Americans’ love affair with debt persists, even with interest rates gradually inching higher.
According to the Federal Reserve Bank of New York, total U.S. consumer debt jumped to $13.5 trillion in the third quarter. The debt is driven by the $9.1 trillion in mortgages.
Interestingly enough, this amount is $837 billion higher than the previous peak in 2008, just before the economic collapse.
Among the biggest debt concerns is the student loan debacle, which totals $1.4 trillion. But the most fascinating trend in the student debt realm is the serious delinquency rate (90 days or more) as it climbed to 9.1 percent in the July-to-September period, up from 8.6 percent in the previous quarter.
Automobile and credit card debts have also topped $1 trillion.
It is going to cost a whole lot more to service this debt.
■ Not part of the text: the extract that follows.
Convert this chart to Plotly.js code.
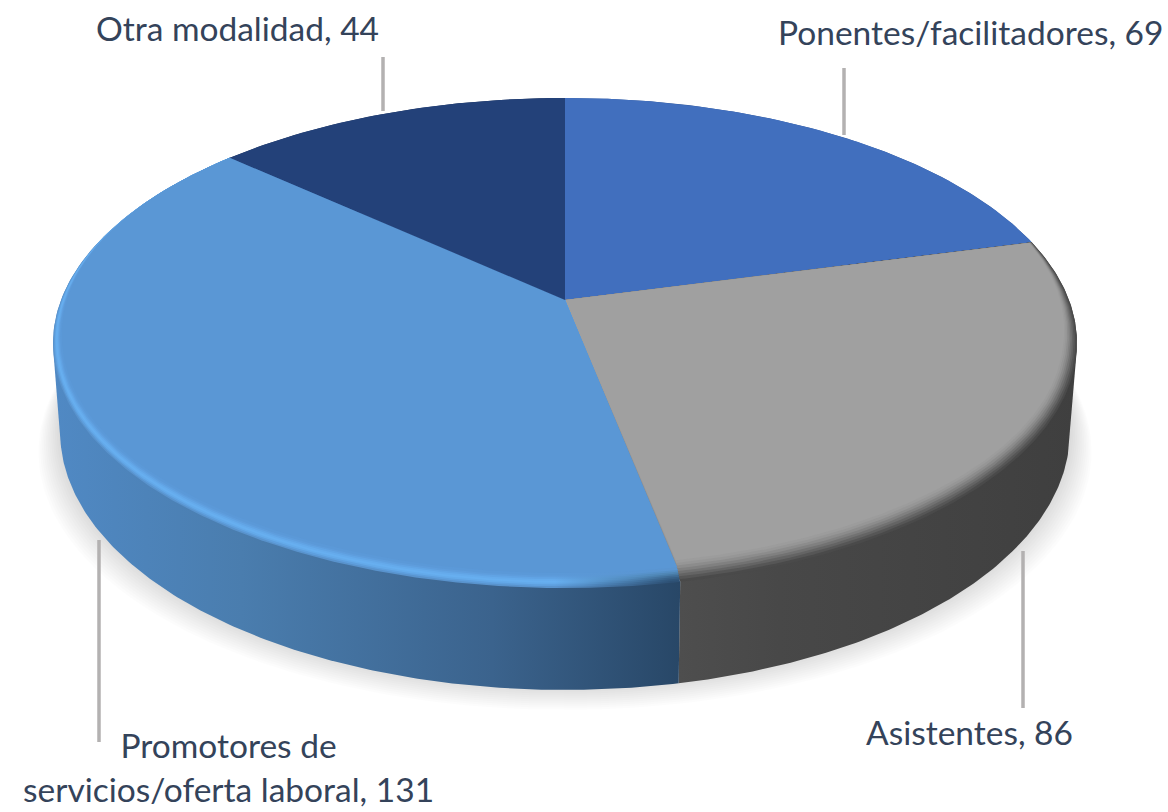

Previous studies have already found that rate hikes are costing consumers billions more every year.
When the next financial crisis happens, it won’t just be housing that will cause the nation’s demise. There will be many factors: asset bubbles, debt, inflation, and many others.
Rabelrouser says
When the currency that the People use has no intrinsic value, and debt is the normal way of life because the Federal Reserve, and the banking system in the nation promote’s that debt.
What else can be expected?
But debt always causes an eventual crash; always has, always will.